「二爻変爻」の場合:
あれこれ引っ掛かりがあって、どうしても逃げ難いことになります
それも仕方が無いことですが、今は逃げる時であることを忘れないように。
「三爻変爻」の場合:
なかなか逃げられませんが、思いきって遁れることで展望が開けます。
腐れ縁はきっちりと切り捨てることです。
「四爻変爻」の場合:
まだつまらぬことに執着していませんか?捨てなさい。
「五爻変爻」の場合:
うまく遁れることが出来そうです。ぼちぼち今後のことも考える必要が有ります。
「六爻変爻」の場合:
一件落着、でしょう。ゆっくりと英気を養う時です。
彖に曰く、遯は亨(とお)るとは、遯(のが)れてとおるなり。剛、位に当たりて応じ、時とともに行うなり。
小は貞なるによろしとは、ようやくにして長ずればなり。
遯の時義、大いなる哉。
象に曰く、天の下に山あるは遯なり。君子もって小人を遠ざけ、憎まずして厳しくす。
初六。遯尾なり。危うし。往くところあるに用うるなかれ。
象伝に曰く、遯は亨るとは、逃れ退くことで亨るということである。逃れる者は正しい位置にあり時の流れに即応しているからである。
小は貞なるによろしとは、陰爻がジワリと伸びてきた状態でまだ力が弱いからである。
君子でも逃れるべき時であるとのこの卦の意義は誠に大きい。
象伝に曰く、天(乾)の下に山(艮)があるのが遯である。山は如何に高くとも天より遥かに低い。この卦に則り、君子たるものは如何に力を付けたと言っても小人を遠ざけ、これを憎ぬことなく厳しくしなければならない。
初六。豚のシッポのように逃げ遅れて危うい。進んで事を行う時ではない。
象伝に曰く、逃げ遅れて危ういときは、行動しなければ何の災いも無い。
六二。いろんなしがらみや思い入れがあり強靭な革ひもで繋がれたような状態で逃げられない。これを解くものはいない。
象伝に曰く、黄牛で縛るということは自らも覚悟をかためることである。
九三。遯(のが)れようとするが係わりがあって出来ず、病に罹ったように苦しむ。気になっても小人を臣下か奴婢のように適当に扱えば助かる
象伝に曰く、遯に係がる危険は、疫病に罹り身体が動かないようなものである。臣妾を畜うに吉なりとは、共に大事を行うべきでないということである。
九四。気になることがあっても決然と遯(のが)れる。君子はそのようにすればいいが、小人はそうはいかない。だから君子は吉だが小人は否(しからず)である。
象伝に曰く、君子は好(よろしき)を保ち遯れることができるが、小人は否なり。
九五。
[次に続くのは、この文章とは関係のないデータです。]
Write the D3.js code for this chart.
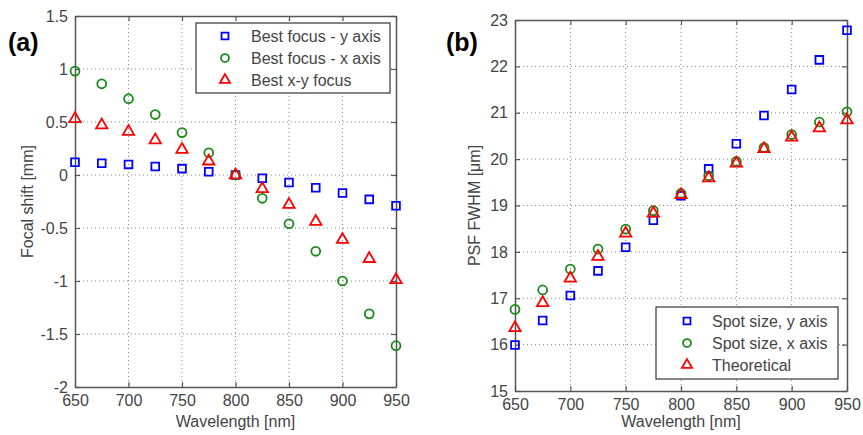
<!DOCTYPE html>
<html>
<head>
<meta charset="utf-8">
<script src="https://cdn.jsdelivr.net/npm/d3@7"></script>
<style>
  body { margin: 0; background: #fff; }
  svg { font-family: "Liberation Sans", Arial, sans-serif; }
</style>
</head>
<body>
<svg id="chart" width="863" height="435"></svg>
<script>
// wavelengths shared by both panels
var wavelengths = [650, 675, 700, 725, 750, 775, 800, 825, 850, 875, 900, 925, 950];
var xTicks = [650, 700, 750, 800, 850, 900, 950];

// panel (a) focal shift [mm]
var focusY = [0.12, 0.11, 0.10, 0.08, 0.06, 0.03, 0.0, -0.03, -0.07, -0.12, -0.17, -0.23, -0.29];
var focusX = [0.98, 0.86, 0.72, 0.57, 0.40, 0.21, 0.0, -0.22, -0.46, -0.72, -1.0, -1.31, -1.61];
var focusXY = [0.53, 0.47, 0.41, 0.33, 0.24, 0.13, 0.0, -0.13, -0.28, -0.44, -0.61, -0.79, -0.99];
var aTicks = [-2, -1.5, -1, -0.5, 0, 0.5, 1, 1.5];
var aLegend = ['Best focus - y axis', 'Best focus - x axis', 'Best x-y focus'];

// panel (b) PSF FWHM [um]
var spotY = [15.99, 16.52, 17.06, 17.59, 18.10, 18.68, 19.21, 19.79, 20.33, 20.94, 21.50, 22.14, 22.78];
var spotX = [16.76, 17.18, 17.63, 18.06, 18.49, 18.89, 19.26, 19.64, 19.95, 20.25, 20.53, 20.80, 21.02];
var theory = [16.36, 16.90, 17.43, 17.90, 18.40, 18.83, 19.23, 19.59, 19.91, 20.22, 20.47, 20.67, 20.84];
var bTicks = [15, 16, 17, 18, 19, 20, 21, 22, 23];
var bLegend = ['Spot size, y axis', 'Spot size, x axis', 'Theoretical'];

var colors = ['#0000ff', '#1a8a1a', '#ff0000'];
var shapes = [d3.symbolSquare, d3.symbolCircle, d3.symbolTriangle];
var sizes = [60, 62, 56];

var svg = d3.select('#chart');

function drawPanel(opt) {
  var x = d3.scaleLinear().domain([650, 950]).range([opt.left, opt.right]);
  var y = d3.scaleLinear().domain(opt.yDomain).range([opt.bottom, opt.top]);
  var g = svg.append('g');

  // dotted grid
  g.selectAll('.vgrid').data(xTicks.slice(1, -1)).enter().append('line')
    .attr('x1', function(d){ return x(d); }).attr('x2', function(d){ return x(d); })
    .attr('y1', opt.top).attr('y2', opt.bottom)
    .attr('stroke', '#888').attr('stroke-width', 1).attr('stroke-dasharray', '1,3');
  g.selectAll('.hgrid').data(opt.yTicks.slice(1, -1)).enter().append('line')
    .attr('y1', function(d){ return y(d); }).attr('y2', function(d){ return y(d); })
    .attr('x1', opt.left).attr('x2', opt.right)
    .attr('stroke', '#888').attr('stroke-width', 1).attr('stroke-dasharray', '1,3');

  // axes, ticks inward on all four sides
  var tk = 5;
  g.append('g').attr('transform', 'translate(0,' + opt.bottom + ')')
    .call(d3.axisBottom(x).tickValues(xTicks).tickSizeInner(-tk).tickSizeOuter(0).tickPadding(8).tickFormat(d3.format('d')));
  g.append('g').attr('transform', 'translate(0,' + opt.top + ')')
    .call(d3.axisTop(x).tickValues(xTicks).tickSizeInner(-tk).tickSizeOuter(0).tickFormat(''));
  g.append('g').attr('transform', 'translate(' + opt.left + ',0)')
    .call(d3.axisLeft(y).tickValues(opt.yTicks).tickSizeInner(-tk).tickSizeOuter(0).tickPadding(7).tickFormat(function(d){ return String(d); }));
  g.append('g').attr('transform', 'translate(' + opt.right + ',0)')
    .call(d3.axisRight(y).tickValues(opt.yTicks).tickSizeInner(-tk).tickSizeOuter(0).tickFormat(''));
  g.selectAll('.domain').attr('stroke', '#555').attr('stroke-width', 1.5);
  g.selectAll('.tick line').attr('stroke', '#555').attr('stroke-width', 1.2);
  g.selectAll('.tick text').attr('fill', '#444').style('font-size', '16px');

  // markers
  opt.series.forEach(function(vals, i){
    g.selectAll('.s' + i).data(vals).enter().append('path')
      .attr('d', d3.symbol().type(shapes[i]).size(sizes[i]))
      .attr('transform', function(d, j){ return 'translate(' + x(wavelengths[j]) + ',' + y(d) + ')'; })
      .attr('fill', 'none').attr('stroke', colors[i]).attr('stroke-width', 1.8);
  });

  // legend
  var lg = opt.legend;
  g.append('rect').attr('x', lg.x).attr('y', lg.y).attr('width', lg.w).attr('height', lg.h)
    .attr('fill', '#fff').attr('stroke', '#444').attr('stroke-width', 1.3);
  lg.labels.forEach(function(t, i){
    var cy = lg.y + lg.first + i * lg.step;
    g.append('path').attr('d', d3.symbol().type(shapes[i]).size(sizes[i] * 0.8))
      .attr('transform', 'translate(' + lg.mx + ',' + cy + ')')
      .attr('fill', 'none').attr('stroke', colors[i]).attr('stroke-width', 1.8);
    g.append('text').attr('x', lg.tx).attr('y', cy).attr('dy', '0.35em')
      .attr('fill', '#444').style('font-size', '16px').text(t);
  });

  // axis titles and panel label
  g.append('text').attr('x', (opt.left + opt.right) / 2).attr('y', 427)
    .attr('text-anchor', 'middle').attr('fill', '#444').style('font-size', '16px').text('Wavelength [nm]');
  g.append('text').attr('transform', 'translate(' + opt.ylx + ',' + ((opt.top + opt.bottom) / 2) + ') rotate(-90)')
    .attr('text-anchor', 'middle').attr('dy', '0.35em').attr('fill', '#444').style('font-size', '16px').text(opt.yLabel);
  g.append('text').attr('x', opt.tag[0]).attr('y', opt.tag[1])
    .attr('font-weight', 'bold').style('font-size', '25px').attr('fill', '#000').text(opt.tagText);
}

drawPanel({
  left: 75, right: 396, top: 16, bottom: 387,
  yDomain: [-2, 1.5], yTicks: aTicks,
  series: [focusY, focusX, focusXY],
  legend: { x: 196, y: 23, w: 194, h: 70, first: 13, step: 22, mx: 225, tx: 251, labels: aLegend },
  ylx: 27, yLabel: 'Focal shift [mm]',
  tag: [8, 51], tagText: '(a)'
});

drawPanel({
  left: 515, right: 847, top: 20, bottom: 391,
  yDomain: [15, 23], yTicks: bTicks,
  series: [spotY, spotX, theory],
  legend: { x: 656, y: 307, w: 182, h: 72, first: 14, step: 22, mx: 687, tx: 712, labels: bLegend },
  ylx: 474, yLabel: 'PSF FWHM [\u03bcm]',
  tag: [446, 51], tagText: '(b)'
});
</script>
</body>
</html>
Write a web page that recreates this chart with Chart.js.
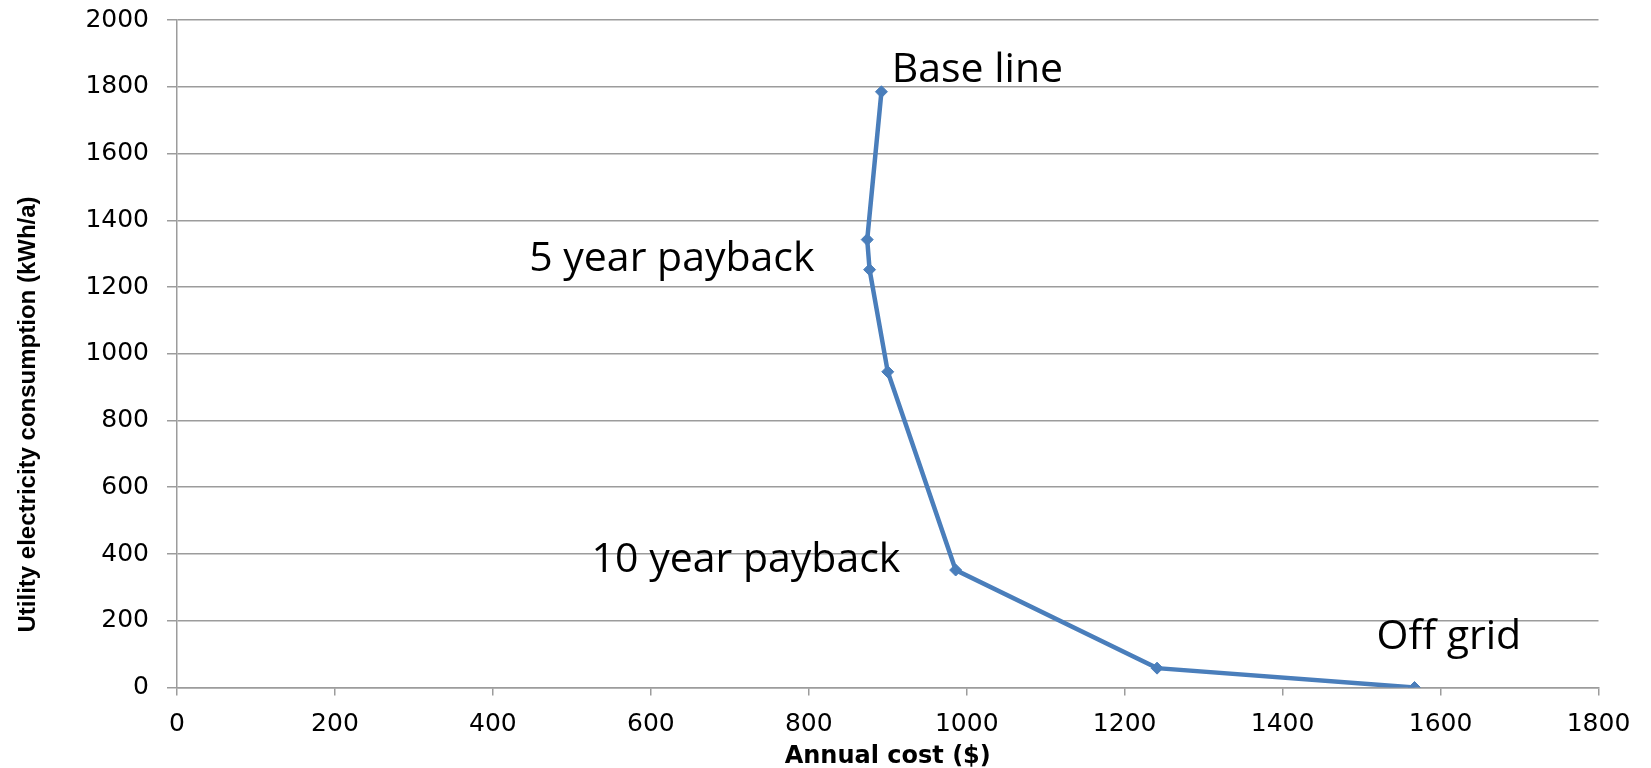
<!DOCTYPE html>
<html>
<head>
<meta charset="utf-8">
<script src="https://cdn.jsdelivr.net/npm/chart.js@4/dist/chart.umd.min.js"></script>
<style>
  html, body { margin: 0; padding: 0; background: #ffffff; }
  #wrap { width: 1651px; height: 768px; }
</style>
</head>
<body>
<div id="wrap"><canvas id="chart" width="1651" height="768"></canvas></div>
<script>
// Annual cost of each design option and its yearly utility electricity use
const annualCost = [892, 874, 877, 900, 986, 1241, 1567];
const utilityKWh = [1785, 1342, 1252, 946, 352, 58, 0];

// Axis ranges and tick spacing
const xTickMin = 0, xTickMax = 1800, xTickStep = 200;
const yTickMin = 0, yTickMax = 2000, yTickStep = 200;

// Axis titles
const xAxisTitle = 'Annual cost ($)';
const yAxisTitle = 'Utility electricity consumption (kWh/a)';

// Text callouts, anchored (left edge, vertical middle) in data units
const calloutText = ['Base line', '5 year payback', '10 year payback', 'Off grid'];
const calloutCost = [905, 446, 525, 1519];
const calloutKWh  = [1850, 1283, 381, 150];

const points = annualCost.map((c, i) => ({ x: c, y: utilityKWh[i] }));
const LINE_BLUE = '#4A7EBB';
const GRID_GREY = '#9C9C9C';

const calloutPlugin = {
  id: 'callouts',
  afterDatasetsDraw(chart) {
    const { ctx, chartArea, scales: { x, y } } = chart;
    ctx.save();
    ctx.fillStyle = '#000000';
    ctx.font = '41px "Open Sans", "Liberation Sans", sans-serif';
    ctx.textAlign = 'left';
    ctx.textBaseline = 'middle';
    calloutText.forEach((t, i) => {
      ctx.fillText(t, x.getPixelForValue(calloutCost[i]), y.getPixelForValue(calloutKWh[i]));
    });
    ctx.restore();

    // Vertical title of the value axis, set low along the left edge
    ctx.save();
    ctx.fillStyle = '#000000';
    ctx.font = 'bold 24px "Liberation Sans", sans-serif';
    ctx.textAlign = 'left';
    ctx.textBaseline = 'alphabetic';
    ctx.translate(35, chartArea.bottom - 55);
    ctx.rotate(-Math.PI / 2);
    ctx.fillText(yAxisTitle, 0, 0);
    ctx.restore();
  }
};

new Chart(document.getElementById('chart'), {
  type: 'scatter',
  data: {
    datasets: [{
      data: points,
      showLine: true,
      borderColor: LINE_BLUE,
      backgroundColor: LINE_BLUE,
      borderWidth: 4.5,
      pointStyle: 'rectRot',
      pointRadius: 6,
      pointHoverRadius: 6,
      pointBorderWidth: 1,
      tension: 0
    }]
  },
  options: {
    responsive: false,
    animation: false,
    events: [],
    layout: { autoPadding: false, padding: { top: 20, right: 52.5, left: 0, bottom: 0 } },
    plugins: {
      legend: { display: false },
      tooltip: { enabled: false },
      title: { display: false }
    },
    scales: {
      x: {
        type: 'linear',
        min: xTickMin,
        max: xTickMax,
        ticks: {
          stepSize: xTickStep,
          color: '#000000',
          padding: 14,
          maxRotation: 0,
          callback: v => String(v),
          font: { family: '"DejaVu Sans", sans-serif', size: 25 }
        },
        grid: {
          drawOnChartArea: false,
          drawTicks: true,
          tickLength: 8,
          color: GRID_GREY,
          lineWidth: 1.5
        },
        border: { display: true, color: GRID_GREY, width: 1.5 },
        title: {
          display: true,
          text: xAxisTitle,
          color: '#000000',
          padding: { top: 0, bottom: -3 },
          font: { family: '"DejaVu Sans", sans-serif', size: 24, weight: 'bold' }
        },
        afterFit(scale) {
          scale.height = 80.5;
          scale.paddingLeft = 0;
          scale.paddingRight = 0;
        }
      },
      y: {
        type: 'linear',
        min: yTickMin,
        max: yTickMax,
        ticks: {
          stepSize: yTickStep,
          color: '#000000',
          padding: 18,
          callback: v => String(v),
          font: { family: '"DejaVu Sans", sans-serif', size: 25 }
        },
        grid: {
          drawOnChartArea: true,
          drawTicks: true,
          tickLength: 10,
          color: GRID_GREY,
          lineWidth: 1.5
        },
        border: { display: true, color: GRID_GREY, width: 1.5 },
        title: { display: false },
        afterFit(scale) {
          scale.width = 177;
          scale.paddingTop = 0;
          scale.paddingBottom = 0;
        }
      }
    }
  },
  plugins: [calloutPlugin]
});
</script>
</body>
</html>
喜んで遯(のが)れる。その貞生さを持ち続ければ吉である。
象伝に曰く、嘉く遯る、貞なれば吉なりとは、志を正しく保っているからである。
上九。係わりを切り捨て悠々と遯る。利(よ)ろしからざるなし。
象に曰く、肥かに遯る、利ろしからざるなしとは、心に疑うところがないからである。